7 January, 2012 at 2:09 pm
Weakening of Nations (Isa. 14.12): describing, in older English translations, and I guess Adam Smith’s(?), the action of Lucifer, who had aspired to ascend to the highest Heaven but instead fell to Sheol. That way you get to keep the “W”, an advantage over Idols of Nations.
What do you reckon about the oft-touted irreconcilable opposition between Adam Smith’s Wealth of Nations and Moral Sentiments – a case of an ideology (liberalism, most pure) and its (Derridean) supplement?
7 January, 2012 at 8:27 pm
Some argue they’re compatible, just stressing two parts of human nature; others that they contradict. That’s not what is interesting, but the shift to moral underpinnings is. Mill is pretty bad on this stuff as well, but the link is Rev Malthus and the theodicy of political economy.
13 January, 2012 at 5:34 am
Actually, Wasting of Nations is a more exciting “w”-translation of Isa. 14.12.
8 January, 2012 at 9:16 am
Plunder of Nations? Theft of Nations?
8 January, 2012 at 8:15 pm
If you can find a biblical connection, that would help, since I want to make the dig at Smith’s use of Isaiah.
8 January, 2012 at 10:39 pm
The biblical opposition to hoarding wealth along with its opposition to the notion of “private property” (which is why I think Proudhon’s aphorism about property being theft is taken from the Church Fathers who, in turn, took it from the Bible).
You want specific references?
(PS — you may enjoy “Faith and Wealth” by Justo Gonzalez, if you haven’t read it already.)

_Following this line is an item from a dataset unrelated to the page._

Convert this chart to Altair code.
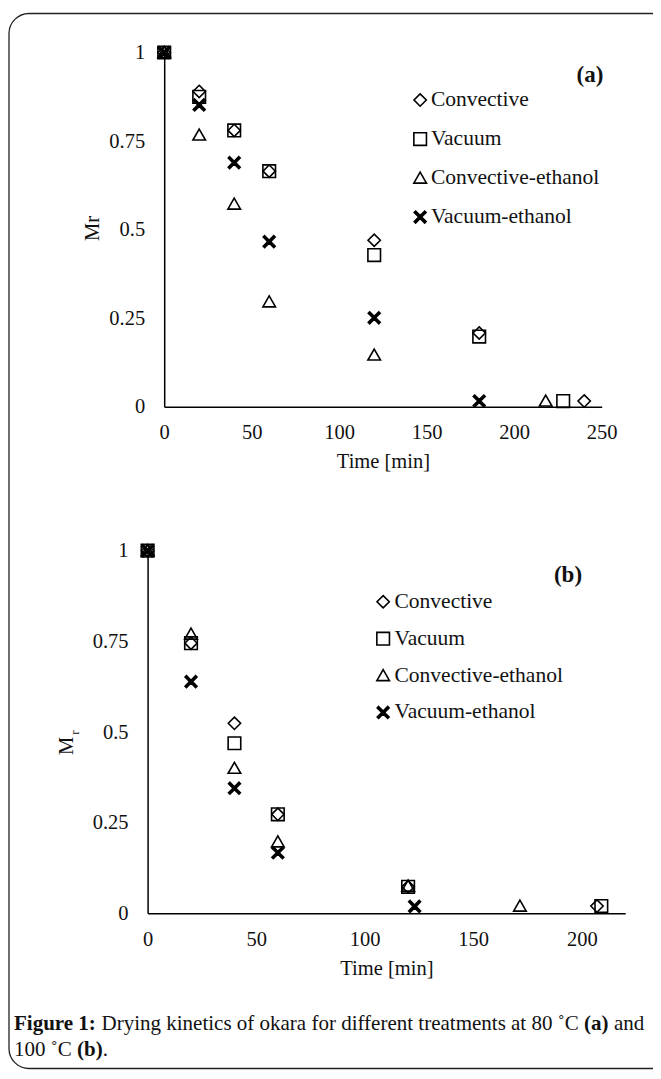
import altair as alt
import pandas as pd

FONT = "Liberation Serif"
INK = "#111111"

series = ["Convective", "Vacuum", "Convective-ethanol", "Vacuum-ethanol"]

# ---- Panel (a): 80 C ----
a_conv_t = [0, 20, 40, 60, 120, 180, 240]
a_conv_m = [1.0, 0.89, 0.78, 0.665, 0.47, 0.208, 0.016]
a_vac_t = [0, 20, 40, 60, 120, 180, 228]
a_vac_m = [1.0, 0.875, 0.78, 0.665, 0.428, 0.198, 0.016]
a_ceth_t = [0, 20, 40, 60, 120, 218]
a_ceth_m = [1.0, 0.767, 0.572, 0.296, 0.146, 0.016]
a_veth_t = [0, 20, 40, 60, 120, 180]
a_veth_m = [1.0, 0.852, 0.689, 0.466, 0.251, 0.016]

# ---- Panel (b): 100 C ----
b_conv_t = [0, 20, 40, 60, 120, 207]
b_conv_m = [1.0, 0.745, 0.524, 0.273, 0.073, 0.02]
b_vac_t = [0, 20, 40, 60, 120, 209]
b_vac_m = [1.0, 0.745, 0.469, 0.273, 0.073, 0.02]
b_ceth_t = [0, 20, 40, 60, 120, 171.5]
b_ceth_m = [1.0, 0.77, 0.40, 0.197, 0.075, 0.02]
b_veth_t = [0, 20, 40, 60, 123]
b_veth_m = [1.0, 0.639, 0.345, 0.167, 0.019]

x_ticks_a = [0, 50, 100, 150, 200, 250]
x_ticks_b = [0, 50, 100, 150, 200]
y_ticks = [0, 0.25, 0.5, 0.75, 1]


def long_df(parts):
    rows = []
    for name, ts, ms in parts:
        for t, m in zip(ts, ms):
            rows.append({"time": t, "mr": m, "series": name})
    return pd.DataFrame(rows)


df_a = long_df([
    ("Convective", a_conv_t, a_conv_m),
    ("Vacuum", a_vac_t, a_vac_m),
    ("Convective-ethanol", a_ceth_t, a_ceth_m),
    ("Vacuum-ethanol", a_veth_t, a_veth_m),
])
df_b = long_df([
    ("Convective", b_conv_t, b_conv_m),
    ("Vacuum", b_vac_t, b_vac_m),
    ("Convective-ethanol", b_ceth_t, b_ceth_m),
    ("Vacuum-ethanol", b_veth_t, b_veth_m),
])

SHAPES = [
    "M0,-0.88L0.88,0L0,0.88L-0.88,0Z",
    "M-0.9,-0.9L0.9,-0.9L0.9,0.9L-0.9,0.9Z",
    "M0,-0.85L0.9,0.72L-0.9,0.72Z",
    "M-0.65,-0.85L0,-0.2L0.65,-0.85L0.85,-0.65L0.2,0L0.85,0.65L0.65,0.85L0,0.2L-0.65,0.85L-0.85,0.65L-0.2,0L-0.85,-0.65Z",
]
FILLS = ["transparent", "transparent", "transparent", "black"]
STROKES = ["black", "black", "black", "black"]

W, H = 645, 1062


def panel(df, xdom, xrange, yrange, xticks, x_off, y_off, y_title, y_title_x, y_title_y,
          leg_x, leg_y, row_pad, lab_off):
    legend = alt.Legend(
        orient="none", legendX=leg_x, legendY=leg_y, title=None,
        labelFont=FONT, labelFontSize=21.5, labelColor=INK, rowPadding=row_pad,
        labelOffset=lab_off, labelLimit=400, symbolSize=196, symbolStrokeWidth=1.6,
        symbolStrokeColor="black", padding=0,
    )
    xaxis = alt.Axis(
        orient="bottom", offset=x_off, values=xticks, labelExpr="datum.value + ''",
        ticks=False, tickSize=0, grid=False, domainColor="black", domainWidth=1.5,
        labelFont=FONT, labelFontSize=20.5, labelColor=INK, labelPadding=16,
        labelFlush=False, labelOverlap=False,
        title="Time [min]", titleFont=FONT, titleFontSize=20.5, titleFontWeight="normal",
        titleColor=INK, titleBaseline="middle", titleY=55,
    )
    yargs = dict(
        orient="left", offset=y_off, values=y_ticks, labelExpr="datum.value + ''",
        ticks=False, tickSize=0, grid=False, domainColor="black", domainWidth=1.5,
        labelFont=FONT, labelFontSize=20.5, labelColor=INK, labelPadding=19.5,
        labelFlush=False, labelOverlap=False,
    )
    if y_title:
        yargs.update(title=y_title, titleFont=FONT, titleFontSize=20.5,
                     titleFontWeight="normal", titleColor=INK, titleAngle=270,
                     titleAlign="center", titleBaseline="middle",
                     titleX=y_title_x, titleY=y_title_y)
    else:
        yargs.update(title=None)
    yaxis = alt.Axis(**yargs)
    return alt.Chart(df).mark_point(
        filled=True, stroke="black", strokeWidth=1.6, size=196, opacity=1
    ).encode(
        x=alt.X("time:Q", scale=alt.Scale(domain=xdom, range=xrange, nice=False, zero=False), axis=xaxis),
        y=alt.Y("mr:Q", scale=alt.Scale(domain=[0, 1], range=yrange, nice=False), axis=yaxis),
        shape=alt.Shape("series:N", scale=alt.Scale(domain=series, range=SHAPES), legend=legend),
        fill=alt.Fill("series:N", scale=alt.Scale(domain=series, range=FILLS), legend=legend),
        stroke=alt.Stroke("series:N", scale=alt.Scale(domain=series, range=STROKES), legend=legend),
    )


# panel a: x 0..250 -> svg 156.2..593.7, y 0..1 -> svg 398.7..44.5
pa = panel(df_a, [0, 250], [156.2, 593.7], [398.7, 44.5], x_ticks_a,
           398.7 - H, -156.2, "Mr", -72.2, 220, 401.4, 81.3, 16.0, 0)
# panel b: x 0..220 -> svg 139.6..617.2, y 0..1 -> svg 905.3..542.7
pb = panel(df_b, [0, 220], [139.6, 617.2], [905.3, 542.7], x_ticks_b,
           905.3 - H, -139.6, None, 0, 0, 364.4, 583.0, 13.9, 0.6)

one = pd.DataFrame({"k": [0]})


def label(text, x, y, size, weight="normal", align="left", baseline="alphabetic", angle=None):
    kw = dict(text=text, font=FONT, fontSize=size, fontWeight=weight, align=align,
              baseline=baseline, color=INK)
    if angle is not None:
        kw["angle"] = angle
    return alt.Chart(one).mark_text(**kw).encode(x=alt.value(x), y=alt.value(y))


frame = alt.Chart(one).mark_rect(
    fill="transparent", stroke="#222222", strokeWidth=1.3, cornerRadius=20
).encode(x=alt.value(1), x2=alt.value(700), y=alt.value(5.5), y2=alt.value(H - 1.5))

texts = [
    label("(a)", 582, 67, 23, weight="bold", align="center", baseline="middle"),
    label("(b)", 560, 567, 23, weight="bold", align="center", baseline="middle"),
    label("M", 59, 738, 20.5, align="center", baseline="middle", angle=270),
    label("r", 66.5, 724.5, 13, align="center", baseline="middle", angle=270),
    # caption line 1
    label("Figure 1:", 6, 1022, 21, weight="bold"),
    label("Drying kinetics of okara for different treatments at 80 \u02daC", 93.5, 1022, 21),
    label("(a)", 576, 1022, 21, weight="bold"),
    label("and", 606, 1022, 21),
    # caption line 2
    label("100 \u02daC", 6, 1048, 21),
    label("(b)", 69, 1048, 21, weight="bold"),
    label(".", 94.7, 1048, 21),
]

chart = alt.layer(frame, pa, pb, *texts).resolve_scale(
    x="independent", y="independent", shape="independent", fill="independent",
    stroke="independent"
).resolve_axis(
    x="independent", y="independent"
).resolve_legend(
    shape="independent", fill="independent", stroke="independent"
).properties(
    width=W, height=H, padding=0, autosize=alt.AutoSizeParams(type="none")
).configure_view(strokeWidth=0)

chart.save("out.html", embed_options={"renderer": "svg", "actions": False})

8 January, 2012 at 11:27 am
Isn’t (bourgeois) economics the dismal science? Anyway, the book sounds like a great gift for all my petty bourgeois friends who thoughtlessly (and oh-so-radically-critically) dismiss Marxism/communism as a kind of religion. By the way, I just started reading A Contribution to the Critique of Political Economy, and have to share this (though I’m sure you must have long made use of it): “In considering bread as a use-value, we are concerned with its properties as an article of food and by no means with the labour of the farmer, miller, baker, etc. Even if the labour required were reduced by 95 per cent as a result of some invention, the usefulness of a loaf of bread would remain quite unaffected. It would lose not a single particle of its use-value even if it dropped ready-made from the sky.[...] Labour as a source of material wealth was well known both to Moses, the law-giver, and to Adam Smith, the customs official.” And the accompanying footnote: “Friedrich List has never been able to grasp the difference between labour as a producer of something useful, a use-value, and labour as a producer of exchange-value, a specific social form of wealth (since his mind being occupied with practical matters was not concerned with understanding); he therefore regarded the modern English economists as mere plagiarists of Moses of Egypt.”
8 January, 2012 at 8:14 pm
I love this stuff. Marx does this consistently, through his early economic notes, then in the endless 1861-3 manuscripts, and then through the volumes on capital.
11 January, 2012 at 7:51 pm
Idol of Nations would be my vote.
11 January, 2012 at 9:57 pm
Singular or plural?
11 January, 2012 at 11:09 pm
Hmm.. singular, to correspond to ‘Wealth’. Plus the single idol would be Mammon, no? My supervisor wrote a well-cited article on Adam Smith’s theology..I’ll email you the link.